Tom FItzgibbon | gototomAtG...l.com | 347-464-8531
There can be more to "speed" that just execution time of your code. If you need to add an index to help performance, then a Caché SQL query will be able to utilise it without any code changes. If you are using $Order, then you need to spend some time writing and testing your new code.
I typically use SQL to identify objects, then Object methods to interact with them, but for simple updates of large numbers of objects, I'll usually use a simple SQL Update.

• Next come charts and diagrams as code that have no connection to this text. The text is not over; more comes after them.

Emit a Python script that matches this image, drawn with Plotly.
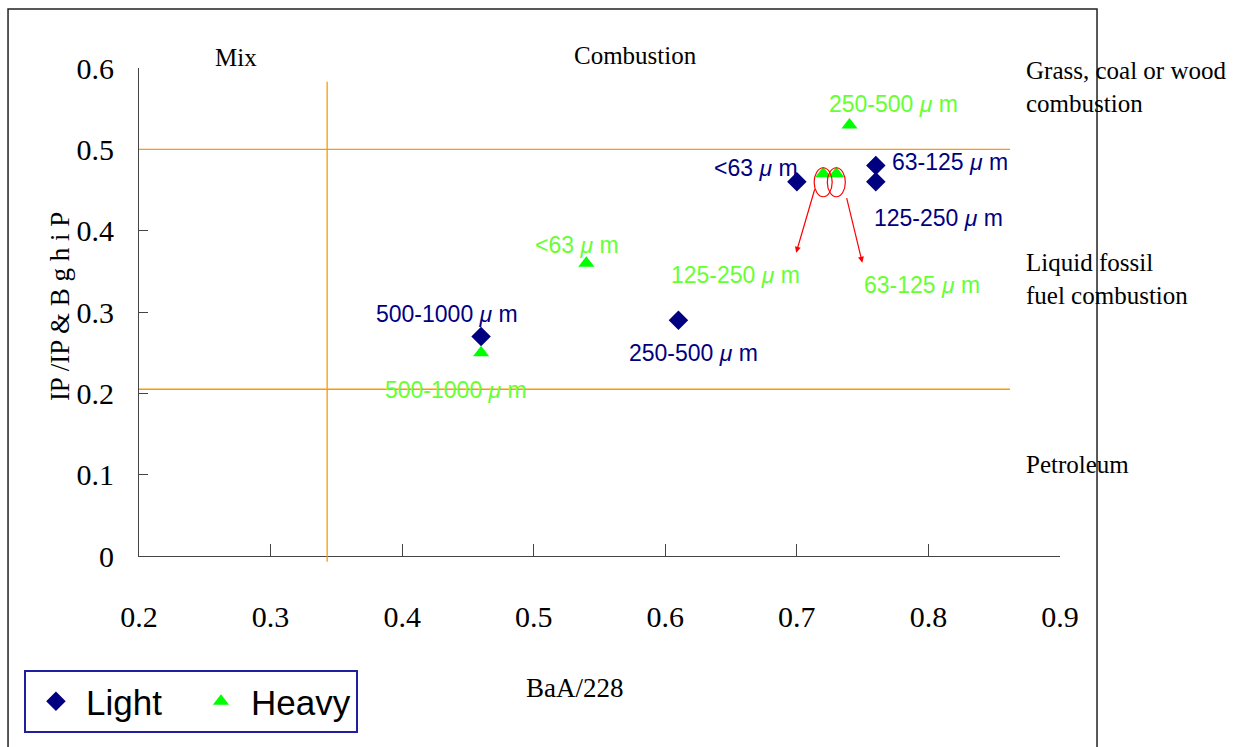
import plotly.graph_objects as go

# ---------------- data ----------------
light_x = [0.46, 0.61, 0.70, 0.76, 0.76]
light_y = [0.27, 0.29, 0.46, 0.48, 0.46]
light_labels = ["500-1000", "250-500", "<63", "63-125", "125-250"]

heavy_x = [0.46, 0.54, 0.72, 0.73, 0.74]
heavy_y = [0.25, 0.36, 0.47, 0.47, 0.53]
heavy_labels = ["500-1000", "<63", "125-250", "63-125", "250-500"]

x_ticks = [0.2, 0.3, 0.4, 0.5, 0.6, 0.7, 0.8, 0.9]
y_ticks = [0, 0.1, 0.2, 0.3, 0.4, 0.5, 0.6]

# threshold lines
mix_comb_x = 0.343
thr_upper = 0.5
thr_lower = 0.205

region_labels = ["Mix", "Combustion"]
side_labels = ["Grass, coal or wood<br>combustion", "Liquid fossil<br>fuel combustion", "Petroleum"]

# ---------------- styles ----------------
NAVY = "#000080"
LIME = "#00FF00"
LIME_TXT = "#66FF33"
ORANGE = "#FF9900"
SERIF = "Liberation Serif, Times New Roman, serif"
SANS = "Liberation Sans, Arial, sans-serif"

# pixel offsets of the labels relative to their points (dx, dy up)
light_off = [(-34, 22), (15, -33), (-41, 14), (74, 4), (63, -36)]
heavy_off = [(-25, -37), (-9, 18), (-88, -101), (86, -111), (44, 21)]

fig = go.Figure()
fig.add_trace(go.Scatter(x=light_x, y=light_y, mode="markers", name="Light",
                         marker=dict(symbol="diamond", size=15, color=NAVY,
                                     line=dict(width=0))))
fig.add_trace(go.Scatter(x=heavy_x, y=heavy_y, mode="markers", name="Heavy",
                         marker=dict(symbol="triangle-up", size=14, color=LIME,
                                     line=dict(width=0))))

ann = []
for xs, ys, labs, offs, col in [(light_x, light_y, light_labels, light_off, NAVY),
                                (heavy_x, heavy_y, heavy_labels, heavy_off, LIME_TXT)]:
    for x, y, t, (dx, dy) in zip(xs, ys, labs, offs):
        ann.append(dict(x=x, y=y, xref="x", yref="y", showarrow=False,
                        xanchor="center", yanchor="middle",
                        text=t + " <i>μ</i> m", xshift=dx, yshift=dy,
                        font=dict(family=SANS, size=23, color=col)))

# red arrows from the circled heavy points
ann.append(dict(x=heavy_x[2], y=heavy_y[2], xref="x", yref="y", text="",
                showarrow=True, arrowhead=2, arrowsize=1, arrowwidth=1.2,
                arrowcolor="red", xshift=-27, yshift=-79, ax=19, ay=-65))
ann.append(dict(x=heavy_x[3], y=heavy_y[3], xref="x", yref="y", text="",
                showarrow=True, arrowhead=2, arrowsize=1, arrowwidth=1.2,
                arrowcolor="red", xshift=26, yshift=-89, ax=-16, ay=-66))

# region labels
ann.append(dict(x=0.1053, y=1.0225, xref="paper", yref="paper", text=region_labels[0],
                xanchor="center", yanchor="middle",
                showarrow=False, font=dict(family=SERIF, size=25, color="black")))
ann.append(dict(x=0.5396, y=1.0246, xref="paper", yref="paper", text=region_labels[1],
                xanchor="center", yanchor="middle",
                showarrow=False, font=dict(family=SERIF, size=25, color="black")))
for yy, t in zip([0.961, 0.5676, 0.1865], side_labels):
    ann.append(dict(x=0.961, y=yy, xref="paper", yref="paper", text=t, align="left",
                    xanchor="left", yanchor="middle", showarrow=False,
                    font=dict(family=SERIF, size=25, color="black")))

# axis titles
ann.append(dict(x=0.4734, y=-0.2705, xref="paper", yref="paper", text="BaA/228",
                xanchor="center", yanchor="middle",
                showarrow=False, font=dict(family=SERIF, size=27, color="black")))
ann.append(dict(x=-0.0858, y=0.512, xref="paper", yref="paper", textangle=-90,
                xanchor="center", yanchor="middle",
                text="IP /IP & B g h i P", showarrow=False,
                font=dict(family=SERIF, size=27, color="black")))

shapes = [
    dict(type="line", xref="x", yref="y", x0=x_ticks[0], x1=0.862, y0=thr_upper, y1=thr_upper,
         line=dict(color=ORANGE, width=1.3)),
    dict(type="line", xref="x", yref="y", x0=x_ticks[0], x1=0.862, y0=thr_lower, y1=thr_lower,
         line=dict(color=ORANGE, width=1.3)),
    dict(type="line", xref="x", yref="paper", x0=mix_comb_x, x1=mix_comb_x, y0=-0.012, y1=0.972,
         line=dict(color=ORANGE, width=1.3)),
    # outer frame
    dict(type="rect", xref="paper", yref="paper", x0=-0.1422, x1=1.0402, y0=-0.45, y1=1.1209,
         line=dict(color="#222", width=1.5)),
]
for i in (2, 3):
    shapes.append(dict(type="circle", xref="x", yref="y", xsizemode="pixel", ysizemode="pixel",
                       xanchor=heavy_x[i], yanchor=heavy_y[i], x0=-9, x1=9, y0=-23, y1=6,
                       line=dict(color="red", width=1.2)))

fig.update_layout(
    width=1256, height=747,
    margin=dict(l=139, r=196, t=68, b=191),
    paper_bgcolor="white", plot_bgcolor="white",
    annotations=ann, shapes=shapes,
    showlegend=True,
    legend=dict(orientation="h", x=-0.1249, y=-0.2336, xanchor="left", yanchor="top",
                bordercolor="#1f1f9f", borderwidth=2, bgcolor="white",
                font=dict(family=SANS, size=35, color="black"),
                itemwidth=50,
                entrywidth=100, entrywidthmode="pixels"),
    xaxis=dict(range=[0.2, 0.9], tickvals=x_ticks, ticktext=[f"{v:.1f}" for v in x_ticks],
               ticks="inside", ticklen=12, tickcolor="#444", showline=True, linecolor="#444",
               showgrid=False, zeroline=False, ticklabelstandoff=34,
               tickfont=dict(family=SERIF, size=30, color="black")),
    yaxis=dict(range=[0, 0.6], tickvals=y_ticks, ticktext=["0"] + [f"{v:.1f}" for v in y_ticks[1:]],
               ticks="inside", ticklen=9, tickcolor="#444", showline=True, linecolor="#444",
               showgrid=False, zeroline=False, ticklabelstandoff=18,
               tickfont=dict(family=SERIF, size=30, color="black")),
)

fig.write_html("out.html")
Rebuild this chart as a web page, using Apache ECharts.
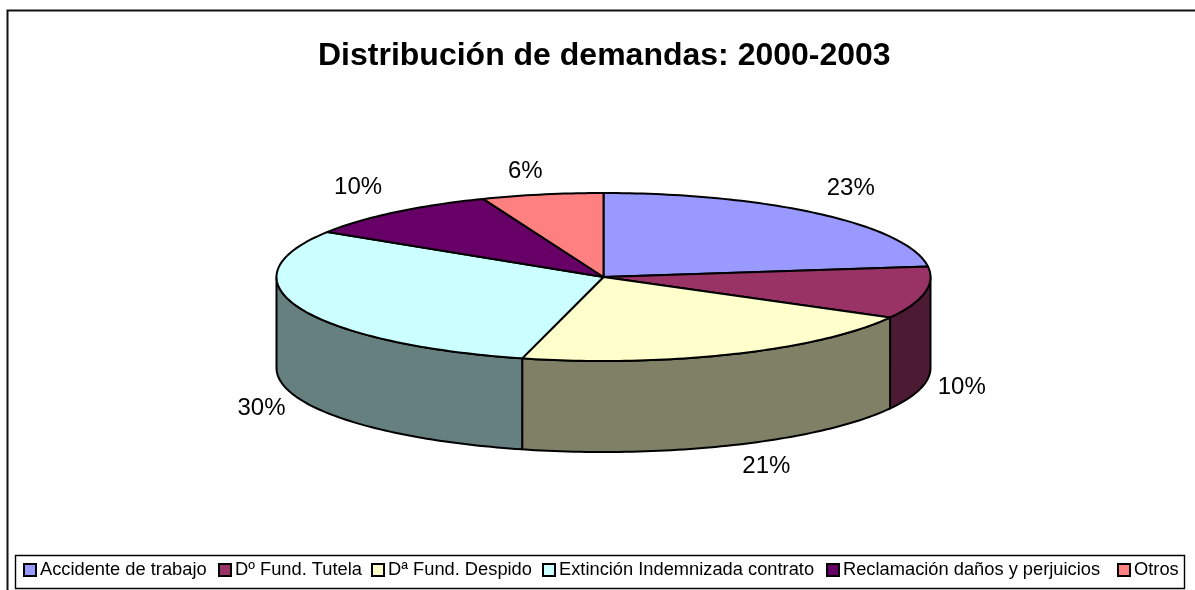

The beauty of Caché is the flexibility to use the best tool for the task at hand
Hi Mike,
In 2013, we did some performance test to figure out the same on Cache 2010 and we found the following:-
Accessing data for reporting etc
$Order was the fastest, next was SQL, objects were the least efficient, probably because it fetches a lot of information every time you open an object reference.
Insert /Update
SQL was better as it took care of the Indices and SQL computed fields etc consistently and efficiently.
Object save, had some inconsistency in terms of SQL computed fields.
Coding
Cache Studio, supported Objects the most :)
I am not sure if this still holds true with the current version.
Anil
One thought I had, I am not sure if it applies.
I assume that the Object processing code is more developed than the SQL processing code.
Assuming that holds, can we say that future SQL processing code has more to gain than future Object processing code?
If that is true, then going with SQL in the mix seems like the correct way to go.
One very important point is that SQL is easier to read and modify than Cache.
So maybe not in run time efficiency, but the advantage is to SQL for speed of changes.
Perhaps I missed the post, but has any engineers weighed-in on the planning of Objects and SQL?
Was SQL part of the mix from the start?
I started this post and I appreciate everyone who contributed.
However, I see that the phrase "Extent Query" used a number of times.
I must admit that I really do not know its meaning.
Will someone help me understand the meanings and ramifications of "Extent Query"?